I was interviewing him when Mannu arrived. Haider excused himself and got straight to business with the peasant, who looked tired and wore tattered clothes.
“What’s the problem?” he asked Mannu as he opened his complaint register.
“My landlord is demanding Rs300,000 in exchange for the land he gave us to live on and for food, even though we agreed that he was going to pay me for working on his fields and give me free food and shelter. We just want to leave now but he is not even allowing that,” he said, as Haider scribbled down his story.
Haider said Mannu could stay the night in one of the rooms at his office but the peasant refused. “If the landlord finds out I am missing, my family can get into trouble. He has already threatened to kill us if we try to leave,” he added fearfully, before heading home with a promise to return whenever Haider called him.

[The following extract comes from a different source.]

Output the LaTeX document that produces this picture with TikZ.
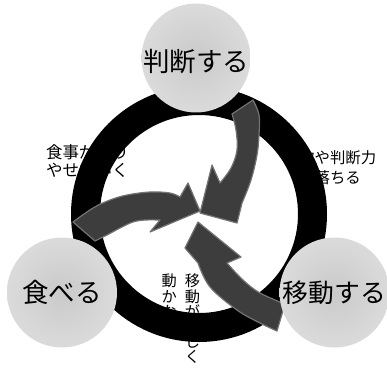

The next step, Haider told me, was to file a habeas corpus petition at the local court. Following this, the judge gives a written order to the police to produce the enslaved peasants in front of the court. This process, which takes a couple of days to complete, is not filed under the Bonded Labour System (Abolition) Act, 1992, because of the pressure the police face from the landlords, Haider explained.
According to a recent global slavery survey, of which Haider has a copy, Pakistan ranks third in the world with two million plus slaves. The report says that efforts in Pakistan to eradicate slavery are “token at best and non-existent at worst”.
In a couple of days, Haider heard from the judge’s office, and called me and Mannu to the court, where Haider handed Mannu the court orders. We decided to leave for the police station right away. At the police station, Peer Bakhsh — the officer in charge— greeted us all and went through the documents. “He has no choice but to help now,” Haider happily whispered to me.
There was a further round of discussion among the policemen as to how to rescue his family because of possible resistance. Peer Bakhsh called his superior officer and was instructed to take as many men as possible and conduct the operation around dusk since at that time the landlord’s men were usually not around.
“Things can get out of control at times,” the officer explained as he instructed his men to prepare.
Moments later, the policemen with their guns jumped into their van and headed to the farm where Mannu worked. Luckily, there was no resistance. However, Haider told me about a recent raid in which armed men attacked the police team and the enslaved peasants. An eight-year-old boy from the bonded labourer’s family was killed in the shootout.
Later, the police caught two suspects involved in the shooting whom I also met separately. They were being held at another police station. Both men denied their involvement, but acknowledged there was a monetary dispute. “Those peasants wanted to leave without paying the money they owe us so things got heated,” one suspect claimed, adding that it was the policemen who opened fire.
Although Mannu and his family were fortunate enough to be rescued safely, Ghulam Haider, who offered to take him and his family to the organisation’s shelter home, was not too optimistic about Mannu’s future.
“We’ll be rescuing them again from somewhere else. This goes on being repeated because the landlords have political connections with Sindh’s ruling elites and they continue to use debts to trap them,” he said, before disappearing into the night with the police and the freed family.